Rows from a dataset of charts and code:
···
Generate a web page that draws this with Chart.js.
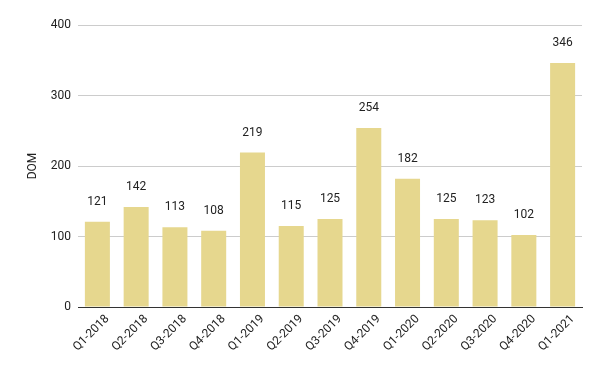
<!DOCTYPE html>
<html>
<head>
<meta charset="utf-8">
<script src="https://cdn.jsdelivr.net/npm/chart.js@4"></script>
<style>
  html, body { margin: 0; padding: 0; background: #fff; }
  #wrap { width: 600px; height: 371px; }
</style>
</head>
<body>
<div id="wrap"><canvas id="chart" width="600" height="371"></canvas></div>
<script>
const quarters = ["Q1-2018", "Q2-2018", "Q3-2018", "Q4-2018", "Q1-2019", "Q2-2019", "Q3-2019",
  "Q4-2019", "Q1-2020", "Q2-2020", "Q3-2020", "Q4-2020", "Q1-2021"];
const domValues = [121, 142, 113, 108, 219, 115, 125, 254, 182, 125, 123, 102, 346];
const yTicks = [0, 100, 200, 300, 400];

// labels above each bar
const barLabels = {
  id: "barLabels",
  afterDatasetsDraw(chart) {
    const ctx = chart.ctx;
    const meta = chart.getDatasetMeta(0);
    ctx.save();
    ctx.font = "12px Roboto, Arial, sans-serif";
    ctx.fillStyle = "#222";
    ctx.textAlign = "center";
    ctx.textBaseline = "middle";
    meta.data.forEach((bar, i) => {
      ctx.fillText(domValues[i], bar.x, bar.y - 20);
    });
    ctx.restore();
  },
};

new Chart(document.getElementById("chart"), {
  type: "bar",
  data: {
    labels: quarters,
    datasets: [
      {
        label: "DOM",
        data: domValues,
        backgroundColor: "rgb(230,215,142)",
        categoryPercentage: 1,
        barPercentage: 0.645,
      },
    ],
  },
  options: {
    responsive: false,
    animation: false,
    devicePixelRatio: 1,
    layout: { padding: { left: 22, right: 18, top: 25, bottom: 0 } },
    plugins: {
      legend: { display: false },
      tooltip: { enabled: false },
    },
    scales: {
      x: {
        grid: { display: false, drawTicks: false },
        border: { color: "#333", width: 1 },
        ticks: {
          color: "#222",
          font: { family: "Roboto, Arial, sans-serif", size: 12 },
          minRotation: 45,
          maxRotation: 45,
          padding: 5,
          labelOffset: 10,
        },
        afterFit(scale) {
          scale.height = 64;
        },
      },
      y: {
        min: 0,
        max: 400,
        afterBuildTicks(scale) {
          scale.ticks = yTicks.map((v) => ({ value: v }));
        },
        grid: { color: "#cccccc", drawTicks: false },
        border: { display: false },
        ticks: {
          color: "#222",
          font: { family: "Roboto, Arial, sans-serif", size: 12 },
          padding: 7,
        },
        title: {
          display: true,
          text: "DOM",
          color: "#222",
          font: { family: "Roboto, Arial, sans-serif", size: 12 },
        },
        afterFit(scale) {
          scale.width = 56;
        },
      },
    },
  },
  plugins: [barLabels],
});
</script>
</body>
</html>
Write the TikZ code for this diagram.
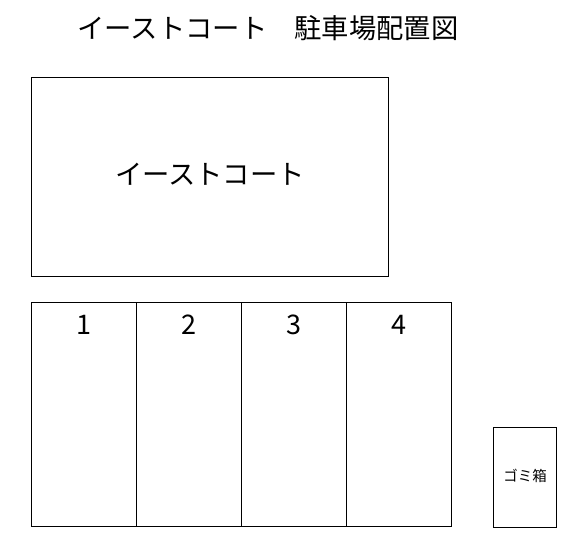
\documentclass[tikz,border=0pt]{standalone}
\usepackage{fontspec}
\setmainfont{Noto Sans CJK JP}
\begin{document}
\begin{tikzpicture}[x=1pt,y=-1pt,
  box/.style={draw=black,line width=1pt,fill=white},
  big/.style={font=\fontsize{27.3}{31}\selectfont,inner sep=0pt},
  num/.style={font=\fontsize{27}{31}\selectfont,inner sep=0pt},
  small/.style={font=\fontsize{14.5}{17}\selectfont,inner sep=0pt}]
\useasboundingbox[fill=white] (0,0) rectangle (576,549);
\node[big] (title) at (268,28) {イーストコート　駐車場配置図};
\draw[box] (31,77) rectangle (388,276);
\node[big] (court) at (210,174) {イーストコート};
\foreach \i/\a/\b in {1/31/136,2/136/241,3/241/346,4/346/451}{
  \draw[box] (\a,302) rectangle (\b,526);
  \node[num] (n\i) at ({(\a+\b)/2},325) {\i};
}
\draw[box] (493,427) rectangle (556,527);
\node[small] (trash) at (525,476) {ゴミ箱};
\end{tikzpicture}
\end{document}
···
**The problem**
Repeat only what runs from the first line of the records above to the line with "const yTicks = [0, 100, 200, 300, 400];", both included, word for word, minus the pictures.

**Output for this exercise**
Generate a web page that draws this with Chart.js.
<!DOCTYPE html>
<html>
<head>
<meta charset="utf-8">
<script src="https://cdn.jsdelivr.net/npm/chart.js@4"></script>
<style>
  html, body { margin: 0; padding: 0; background: #fff; }
  #wrap { width: 600px; height: 371px; }
</style>
</head>
<body>
<div id="wrap"><canvas id="chart" width="600" height="371"></canvas></div>
<script>
const quarters = ["Q1-2018", "Q2-2018", "Q3-2018", "Q4-2018", "Q1-2019", "Q2-2019", "Q3-2019",
  "Q4-2019", "Q1-2020", "Q2-2020", "Q3-2020", "Q4-2020", "Q1-2021"];
const domValues = [121, 142, 113, 108, 219, 115, 125, 254, 182, 125, 123, 102, 346];
const yTicks = [0, 100, 200, 300, 400];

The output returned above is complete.